GIVEN PROBLEM: Start at the line where "Recreate this image" appears and end at the line where "(a5e) at (1080.7,968.3);" appears; repeat those lines exactly, both ends included, leaving pictures behind.

━━━ STORED RECORDS ━━━

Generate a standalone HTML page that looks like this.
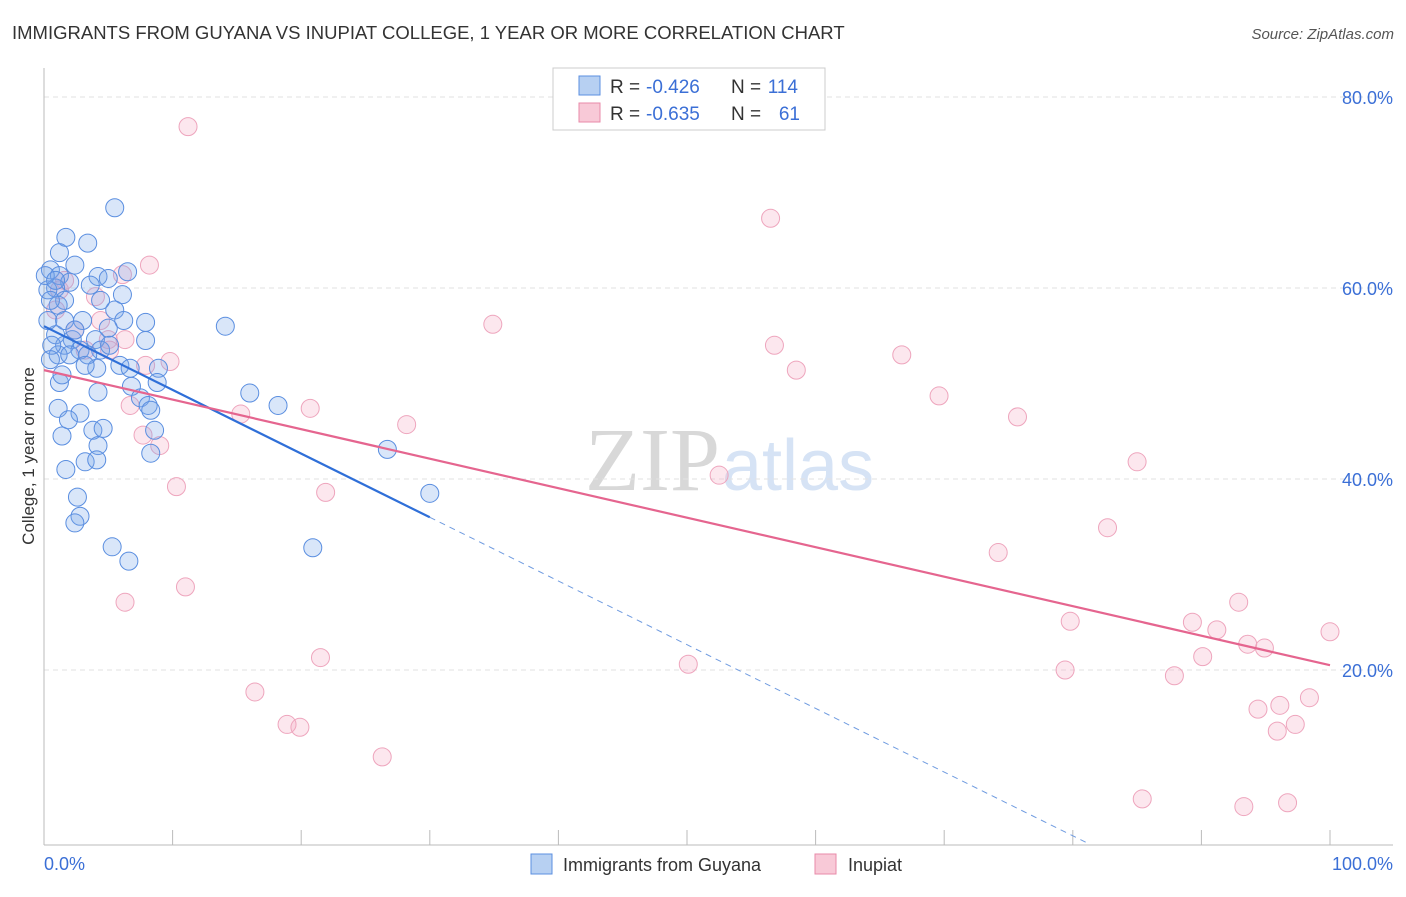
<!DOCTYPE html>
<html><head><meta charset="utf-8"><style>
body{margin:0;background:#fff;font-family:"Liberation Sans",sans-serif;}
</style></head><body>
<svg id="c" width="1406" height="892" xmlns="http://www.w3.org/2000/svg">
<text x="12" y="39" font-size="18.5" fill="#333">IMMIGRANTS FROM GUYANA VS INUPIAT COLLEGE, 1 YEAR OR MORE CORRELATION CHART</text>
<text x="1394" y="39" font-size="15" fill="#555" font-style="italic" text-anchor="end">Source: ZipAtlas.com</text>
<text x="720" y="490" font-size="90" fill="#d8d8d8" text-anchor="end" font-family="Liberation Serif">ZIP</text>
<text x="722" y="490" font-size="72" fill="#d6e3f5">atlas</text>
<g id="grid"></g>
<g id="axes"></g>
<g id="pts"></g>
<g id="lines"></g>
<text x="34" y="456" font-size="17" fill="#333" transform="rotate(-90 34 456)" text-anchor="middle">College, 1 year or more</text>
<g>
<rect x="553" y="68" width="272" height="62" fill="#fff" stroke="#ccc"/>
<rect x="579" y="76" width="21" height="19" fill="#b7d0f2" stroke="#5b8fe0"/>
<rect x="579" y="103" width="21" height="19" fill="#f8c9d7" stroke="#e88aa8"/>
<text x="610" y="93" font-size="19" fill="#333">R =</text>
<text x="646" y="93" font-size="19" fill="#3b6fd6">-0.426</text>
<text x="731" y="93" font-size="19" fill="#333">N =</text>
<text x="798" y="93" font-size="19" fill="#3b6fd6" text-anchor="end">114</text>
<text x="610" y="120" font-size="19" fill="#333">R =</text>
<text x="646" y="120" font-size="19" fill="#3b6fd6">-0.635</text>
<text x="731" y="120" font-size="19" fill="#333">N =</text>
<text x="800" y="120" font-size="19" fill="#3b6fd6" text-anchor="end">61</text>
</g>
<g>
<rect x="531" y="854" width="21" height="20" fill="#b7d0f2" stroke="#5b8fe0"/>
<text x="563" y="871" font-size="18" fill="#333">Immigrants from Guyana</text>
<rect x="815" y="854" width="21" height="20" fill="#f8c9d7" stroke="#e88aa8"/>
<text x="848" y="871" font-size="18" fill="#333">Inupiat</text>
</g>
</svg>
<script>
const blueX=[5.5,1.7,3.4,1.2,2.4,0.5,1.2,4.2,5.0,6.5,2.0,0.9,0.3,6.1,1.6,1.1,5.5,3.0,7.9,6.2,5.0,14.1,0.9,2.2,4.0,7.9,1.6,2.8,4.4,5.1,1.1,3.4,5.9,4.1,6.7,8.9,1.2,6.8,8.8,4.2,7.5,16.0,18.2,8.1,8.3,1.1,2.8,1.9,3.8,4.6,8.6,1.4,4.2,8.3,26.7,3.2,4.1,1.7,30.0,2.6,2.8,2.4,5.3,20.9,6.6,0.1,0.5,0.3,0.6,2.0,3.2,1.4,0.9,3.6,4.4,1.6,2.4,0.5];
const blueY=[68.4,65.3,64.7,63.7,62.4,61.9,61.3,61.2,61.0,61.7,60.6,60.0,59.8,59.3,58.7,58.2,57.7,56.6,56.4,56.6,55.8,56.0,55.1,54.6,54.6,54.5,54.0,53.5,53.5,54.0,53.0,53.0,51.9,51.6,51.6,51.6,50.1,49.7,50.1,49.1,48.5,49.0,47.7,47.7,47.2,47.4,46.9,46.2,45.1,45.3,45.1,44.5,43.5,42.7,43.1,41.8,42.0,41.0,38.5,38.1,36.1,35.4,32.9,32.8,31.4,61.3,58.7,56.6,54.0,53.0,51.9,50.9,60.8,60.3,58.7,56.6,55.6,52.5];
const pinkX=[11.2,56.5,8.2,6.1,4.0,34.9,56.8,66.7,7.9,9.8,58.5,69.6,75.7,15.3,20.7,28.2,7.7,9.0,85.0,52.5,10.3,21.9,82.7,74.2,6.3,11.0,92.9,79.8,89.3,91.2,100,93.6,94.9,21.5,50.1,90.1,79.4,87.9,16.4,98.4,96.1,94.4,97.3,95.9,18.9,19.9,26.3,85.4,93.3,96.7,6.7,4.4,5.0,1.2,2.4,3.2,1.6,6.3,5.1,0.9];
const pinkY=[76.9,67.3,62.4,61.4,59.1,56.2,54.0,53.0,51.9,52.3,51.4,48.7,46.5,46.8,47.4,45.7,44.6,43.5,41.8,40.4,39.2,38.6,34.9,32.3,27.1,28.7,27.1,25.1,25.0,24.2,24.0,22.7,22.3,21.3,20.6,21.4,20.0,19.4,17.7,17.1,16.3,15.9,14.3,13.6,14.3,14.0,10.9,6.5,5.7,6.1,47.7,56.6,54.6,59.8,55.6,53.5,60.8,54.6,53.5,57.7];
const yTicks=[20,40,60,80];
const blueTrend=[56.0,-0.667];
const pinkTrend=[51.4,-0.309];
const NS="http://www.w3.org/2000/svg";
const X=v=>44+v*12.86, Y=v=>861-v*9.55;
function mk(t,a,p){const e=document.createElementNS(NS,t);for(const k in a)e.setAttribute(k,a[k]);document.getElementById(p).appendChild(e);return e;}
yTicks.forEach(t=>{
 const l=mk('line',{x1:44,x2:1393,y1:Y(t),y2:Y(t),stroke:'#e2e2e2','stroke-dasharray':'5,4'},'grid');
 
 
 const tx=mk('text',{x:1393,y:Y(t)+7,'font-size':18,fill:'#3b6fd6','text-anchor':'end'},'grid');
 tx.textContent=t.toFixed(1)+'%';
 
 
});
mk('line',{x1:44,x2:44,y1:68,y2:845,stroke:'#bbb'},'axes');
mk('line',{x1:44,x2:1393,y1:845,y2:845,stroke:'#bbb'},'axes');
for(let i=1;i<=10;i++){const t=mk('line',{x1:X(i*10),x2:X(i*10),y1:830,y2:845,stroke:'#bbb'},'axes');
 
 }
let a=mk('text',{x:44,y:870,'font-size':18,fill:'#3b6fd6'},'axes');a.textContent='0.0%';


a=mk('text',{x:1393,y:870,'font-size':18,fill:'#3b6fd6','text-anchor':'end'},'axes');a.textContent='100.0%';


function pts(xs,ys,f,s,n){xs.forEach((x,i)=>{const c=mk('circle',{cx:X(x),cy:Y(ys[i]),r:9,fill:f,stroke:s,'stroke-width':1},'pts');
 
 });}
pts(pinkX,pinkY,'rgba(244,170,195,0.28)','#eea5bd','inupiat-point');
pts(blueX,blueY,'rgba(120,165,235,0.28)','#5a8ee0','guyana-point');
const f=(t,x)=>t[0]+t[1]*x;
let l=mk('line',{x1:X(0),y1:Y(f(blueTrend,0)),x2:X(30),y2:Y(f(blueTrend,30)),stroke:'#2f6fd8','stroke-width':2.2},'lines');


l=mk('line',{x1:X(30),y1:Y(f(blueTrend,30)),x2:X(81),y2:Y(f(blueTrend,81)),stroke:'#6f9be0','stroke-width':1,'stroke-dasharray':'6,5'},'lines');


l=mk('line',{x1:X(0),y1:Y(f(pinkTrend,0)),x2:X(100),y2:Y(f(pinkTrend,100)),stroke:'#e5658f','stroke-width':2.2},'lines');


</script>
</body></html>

━━━
━━━ STORED RECORDS ━━━

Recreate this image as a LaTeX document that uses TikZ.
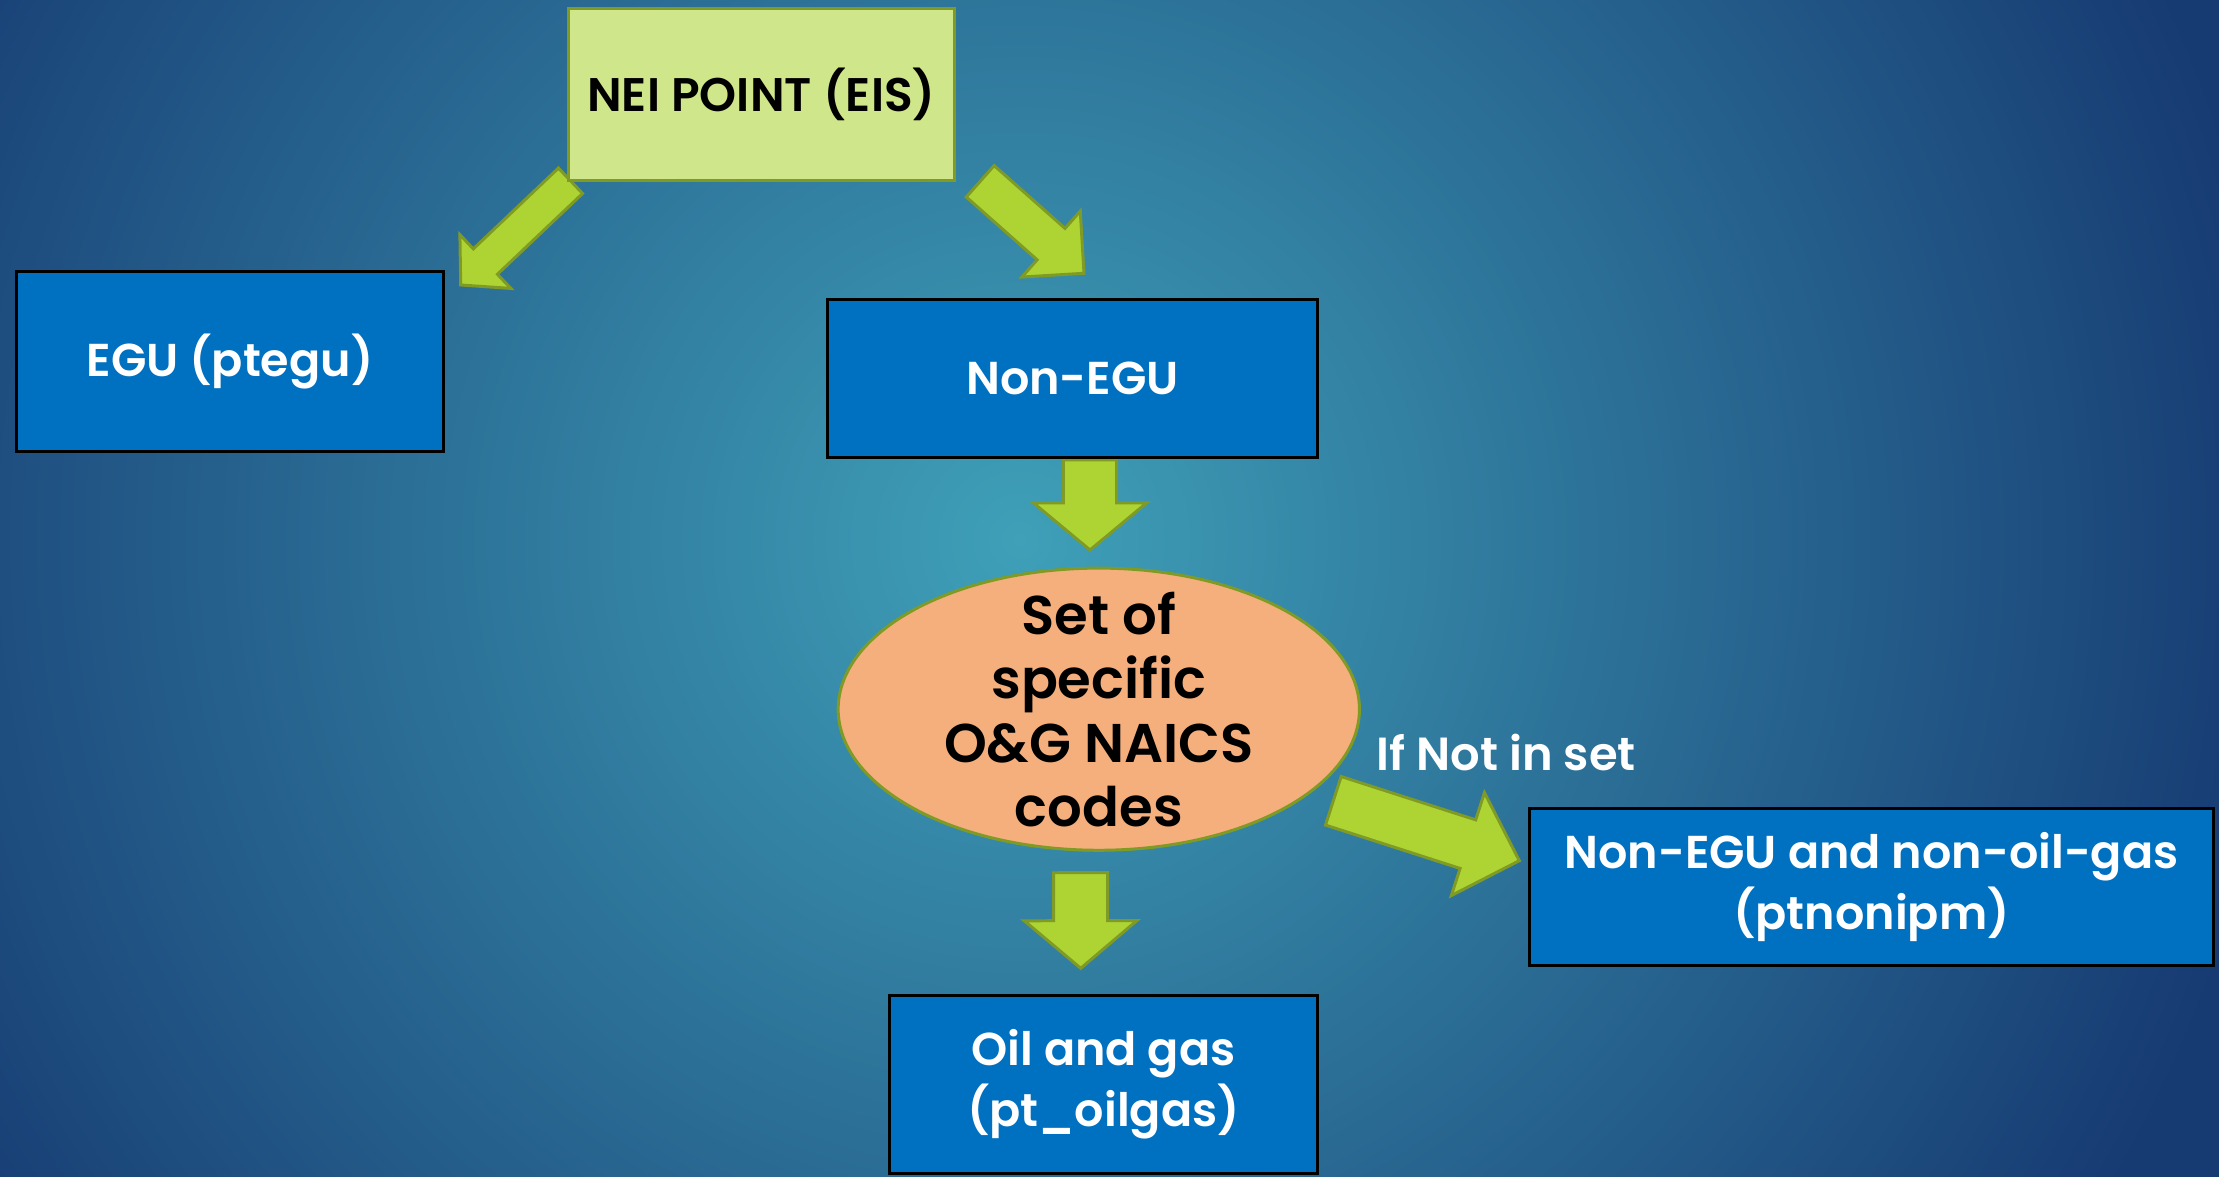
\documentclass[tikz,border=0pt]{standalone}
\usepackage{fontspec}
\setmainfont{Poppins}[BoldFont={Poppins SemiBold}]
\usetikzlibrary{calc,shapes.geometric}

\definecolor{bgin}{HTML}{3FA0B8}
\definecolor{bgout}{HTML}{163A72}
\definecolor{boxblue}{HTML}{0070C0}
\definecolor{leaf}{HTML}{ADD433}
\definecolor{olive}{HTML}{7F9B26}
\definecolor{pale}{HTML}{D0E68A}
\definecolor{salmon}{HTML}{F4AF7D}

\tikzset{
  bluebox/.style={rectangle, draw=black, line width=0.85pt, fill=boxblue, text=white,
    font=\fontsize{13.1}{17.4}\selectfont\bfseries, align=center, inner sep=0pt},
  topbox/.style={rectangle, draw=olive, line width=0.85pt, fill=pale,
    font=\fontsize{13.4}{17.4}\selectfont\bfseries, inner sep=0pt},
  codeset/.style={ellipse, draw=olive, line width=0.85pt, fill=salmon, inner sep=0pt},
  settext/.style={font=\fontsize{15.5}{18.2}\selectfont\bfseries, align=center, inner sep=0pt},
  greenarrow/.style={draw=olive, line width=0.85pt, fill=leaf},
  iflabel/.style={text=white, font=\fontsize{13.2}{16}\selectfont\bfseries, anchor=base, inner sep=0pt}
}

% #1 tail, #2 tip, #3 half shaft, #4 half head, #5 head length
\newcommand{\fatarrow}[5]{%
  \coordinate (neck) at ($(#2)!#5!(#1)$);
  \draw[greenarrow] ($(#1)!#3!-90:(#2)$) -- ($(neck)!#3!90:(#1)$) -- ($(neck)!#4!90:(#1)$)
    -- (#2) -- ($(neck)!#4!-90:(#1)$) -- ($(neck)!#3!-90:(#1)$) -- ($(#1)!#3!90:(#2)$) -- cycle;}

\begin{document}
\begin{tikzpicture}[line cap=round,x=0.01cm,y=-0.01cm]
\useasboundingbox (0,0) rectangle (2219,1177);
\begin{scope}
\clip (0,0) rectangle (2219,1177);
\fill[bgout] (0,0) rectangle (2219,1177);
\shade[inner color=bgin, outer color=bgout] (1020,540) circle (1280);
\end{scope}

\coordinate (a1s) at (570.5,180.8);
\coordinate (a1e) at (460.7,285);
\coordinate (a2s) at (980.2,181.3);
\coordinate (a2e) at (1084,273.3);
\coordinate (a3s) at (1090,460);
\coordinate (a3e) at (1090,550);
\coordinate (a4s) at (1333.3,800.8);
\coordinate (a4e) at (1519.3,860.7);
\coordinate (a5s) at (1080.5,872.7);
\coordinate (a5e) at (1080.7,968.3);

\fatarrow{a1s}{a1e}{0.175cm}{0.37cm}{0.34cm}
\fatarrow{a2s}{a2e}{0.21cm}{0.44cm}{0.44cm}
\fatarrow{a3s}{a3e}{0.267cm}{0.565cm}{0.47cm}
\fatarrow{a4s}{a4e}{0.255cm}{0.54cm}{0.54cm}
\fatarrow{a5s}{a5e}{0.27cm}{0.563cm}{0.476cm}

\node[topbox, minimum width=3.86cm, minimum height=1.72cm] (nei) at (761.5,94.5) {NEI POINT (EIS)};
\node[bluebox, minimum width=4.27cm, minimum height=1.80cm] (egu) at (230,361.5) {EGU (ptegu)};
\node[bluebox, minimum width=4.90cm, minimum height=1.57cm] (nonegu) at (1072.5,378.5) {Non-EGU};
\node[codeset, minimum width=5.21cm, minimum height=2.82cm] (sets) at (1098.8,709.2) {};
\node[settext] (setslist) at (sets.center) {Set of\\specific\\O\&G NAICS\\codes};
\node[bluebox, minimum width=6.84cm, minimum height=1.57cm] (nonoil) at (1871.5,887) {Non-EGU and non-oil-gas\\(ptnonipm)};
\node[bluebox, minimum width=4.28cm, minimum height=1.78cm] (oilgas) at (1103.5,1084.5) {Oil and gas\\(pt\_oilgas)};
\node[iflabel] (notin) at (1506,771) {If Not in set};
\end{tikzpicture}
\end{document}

━━━

CORRECT ANSWER:
Recreate this image as a LaTeX document that uses TikZ.
\documentclass[tikz,border=0pt]{standalone}
\usepackage{fontspec}
\setmainfont{Poppins}[BoldFont={Poppins SemiBold}]
\usetikzlibrary{calc,shapes.geometric}

\definecolor{bgin}{HTML}{3FA0B8}
\definecolor{bgout}{HTML}{163A72}
\definecolor{boxblue}{HTML}{0070C0}
\definecolor{leaf}{HTML}{ADD433}
\definecolor{olive}{HTML}{7F9B26}
\definecolor{pale}{HTML}{D0E68A}
\definecolor{salmon}{HTML}{F4AF7D}

\tikzset{
  bluebox/.style={rectangle, draw=black, line width=0.85pt, fill=boxblue, text=white,
    font=\fontsize{13.1}{17.4}\selectfont\bfseries, align=center, inner sep=0pt},
  topbox/.style={rectangle, draw=olive, line width=0.85pt, fill=pale,
    font=\fontsize{13.4}{17.4}\selectfont\bfseries, inner sep=0pt},
  codeset/.style={ellipse, draw=olive, line width=0.85pt, fill=salmon, inner sep=0pt},
  settext/.style={font=\fontsize{15.5}{18.2}\selectfont\bfseries, align=center, inner sep=0pt},
  greenarrow/.style={draw=olive, line width=0.85pt, fill=leaf},
  iflabel/.style={text=white, font=\fontsize{13.2}{16}\selectfont\bfseries, anchor=base, inner sep=0pt}
}

% #1 tail, #2 tip, #3 half shaft, #4 half head, #5 head length
\newcommand{\fatarrow}[5]{%
  \coordinate (neck) at ($(#2)!#5!(#1)$);
  \draw[greenarrow] ($(#1)!#3!-90:(#2)$) -- ($(neck)!#3!90:(#1)$) -- ($(neck)!#4!90:(#1)$)
    -- (#2) -- ($(neck)!#4!-90:(#1)$) -- ($(neck)!#3!-90:(#1)$) -- ($(#1)!#3!90:(#2)$) -- cycle;}

\begin{document}
\begin{tikzpicture}[line cap=round,x=0.01cm,y=-0.01cm]
\useasboundingbox (0,0) rectangle (2219,1177);
\begin{scope}
\clip (0,0) rectangle (2219,1177);
\fill[bgout] (0,0) rectangle (2219,1177);
\shade[inner color=bgin, outer color=bgout] (1020,540) circle (1280);
\end{scope}

\coordinate (a1s) at (570.5,180.8);
\coordinate (a1e) at (460.7,285);
\coordinate (a2s) at (980.2,181.3);
\coordinate (a2e) at (1084,273.3);
\coordinate (a3s) at (1090,460);
\coordinate (a3e) at (1090,550);
\coordinate (a4s) at (1333.3,800.8);
\coordinate (a4e) at (1519.3,860.7);
\coordinate (a5s) at (1080.5,872.7);
\coordinate (a5e) at (1080.7,968.3);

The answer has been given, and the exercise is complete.